Malware, Network Security

Securing the network fabric versus the perimeter

With regards to network security and setting perimeters, what constitutes legitimate network activity? Unfortunately, the answer is becoming increasingly complex, reflecting more sophisticated policies, business initiatives, and compliance requirements that are stretching the capabilities of today's enterprise networks. As a result, organizations are rethinking their network security requirements and looking to build policy awareness and enforcement into the fabric of the network.

Initially, network security policies were relatively simple to design. The primary objective was to partition the “trusted” internal network and systems from the “untrusted” external world. Securing the network perimeter could be implemented after the high-performance internal network had been laid down with a relatively small number of appliances and policy rules, depending on what internal services needed to be made available to external users (usually web access, email, and remote access for external employees).

At an increasingly rapid rate, this level of sophistication is breaking down, dramatically increasing the costs of deploying and managing network security policies.  There are a number of trends driving this increasing burden. The primary factors usually cited are:

  1. Prevalence of insider threats
  2. Malware on the internal network
  3. Presence of more untrusted users and systems on the internal network
  4. An increase in compliance, regulatory and risk management initiatives

In response to these challenges and the internal nature of threats, organizations are moving from a secure perimeter to a Secure Network Fabric. A Secure Network Fabric is a vision of how secure networks will be built in the future, reflecting the pervasive need for security and policy enforcement throughout the network, and is characterized by a few key features:

  • Real-time Automated Remediation – many security products take the approach of alerting or logging every problem, attack or security breach. This, however, requires manual intervention to actually fix the problem, which takes a great deal of time compared to the rate at which threats can propagate internally.  A superior approach is to block or remediates threats in real-time within the network, by intelligently identifying illegitimate network packets or activity and dropping the offending traffic.  This reduces the delays and costs of manual intervention and proactively halts the malicious activity.  Real-time analysis and remediation has to be done without reducing network performance, however.
  • Global Enforcement – rather than just  protecting a network from the outside world with a secure perimeter, or protecting high-risk assets from segments of the network through chokepoints, modern security policies have to be enforced everywhere. The fabric of the network has to be inherently secure, with security devices embedded in the network topology.  This reflects the pervasive nature of policy enforcement requirements and the proliferation of internal security devices.
  • Centralized Management Platform – as security devices (firewalls, IPS, NAC) become more ubiquitous, the policy management framework has to be more centralized. The goal is to define the policy once, centrally, and enforce it everywhere. This will reduce inconsistencies, management overhead and costs, and will allow for more sophisticated policies in the future. Admins will worry less about firewall rules, and begin to align their networks with compliance and risk management initiatives to become more responsive to changes in broader business needs.

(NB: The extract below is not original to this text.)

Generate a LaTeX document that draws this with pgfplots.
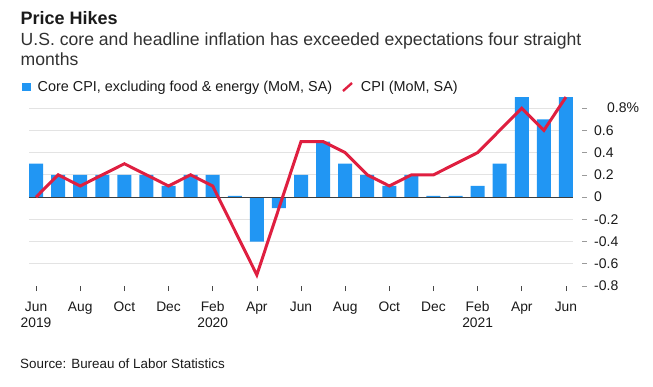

Figure 1. – A Secure Network Fabric is characterized by a comprehensive network security portfolio embedded at all points of the network and managed under a unified policy framework.

Building out a Secure Network Fabric takes a multi-pronged, multi-layer defense-in-depth approach to analyzing traffic and making policy enforcement decisions.  For this reason the trend in security products has been towards tighter integration between firewalls, intrusion prevention systems, and other devices.  There is less reliance on doing these policy enforcement tasks on endpoint systems, which may not be trusted and usually offers only partial remediation. A Secure Network Fabric relies on advanced packet analysis and policy enforcement features of next generation systems to implement more sophisticated policies.  

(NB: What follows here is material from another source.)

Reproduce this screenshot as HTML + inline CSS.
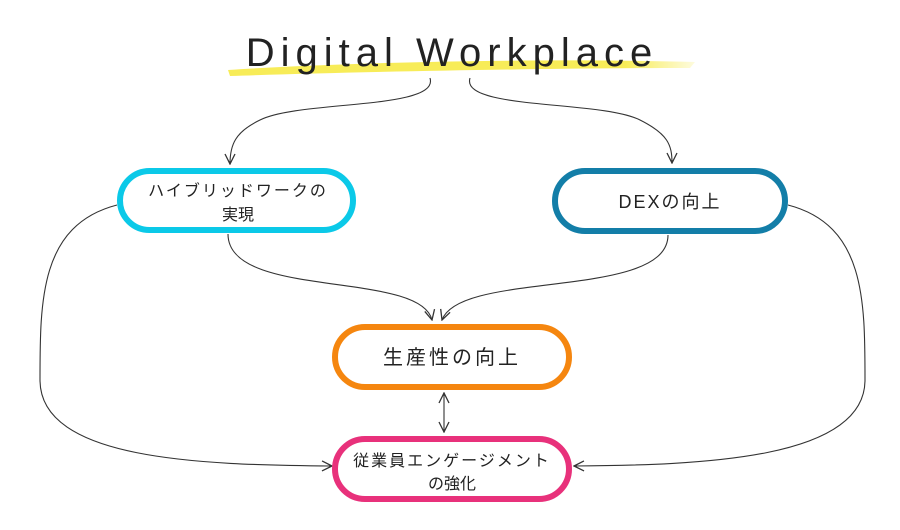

Policy definitions fall within a spectrum of complexity, from granular, low-level policies that are focused on specific devices, all the way up to highly sophisticated compliance and risk management initiatives that are independent of the network design. For the network to meet these business needs, various policies may have to be implemented across the entire spectrum. Leading organizations, however, as their policies mature, are building Secure Network Fabrics that better align their networks with rapidly evolving business and compliance requirements, while reducing complexity and management costs.

We are also seeing the networking infrastructure becoming more inseparable from the security and policy enforcement points that are now embedded throughout the network, and from the centralized policy management system that oversees network and security operations. As the sophistication of policies grow beyond simple binary access control decisions, the same network infrastructure can be expected to make policy decisions on quality of service (QoS) to make networks more efficient and cost effective.

As a result, enterprises are now looking to their networking infrastructure vendor to be their strategic security solution provider as well. There is more of premium being placed on embedded policy enforcement solutions, and high-performance security devices that can interoperate with the intelligence of the switch to realize the vision of a Secure Network Fabric. Multi-vendor, best-of-breed security appliances are becoming harder to justify from both a price-performance perspective, as well as difficulty in seamlessly integrating into the network fabric. Enterprises are advised to look for a partner with a comprehensive portfolio that covers core to edge, data center and branch office solutions, and a tightly integrated approach to security and networking components under a common management framework with the tools to build out and enforce complex policies.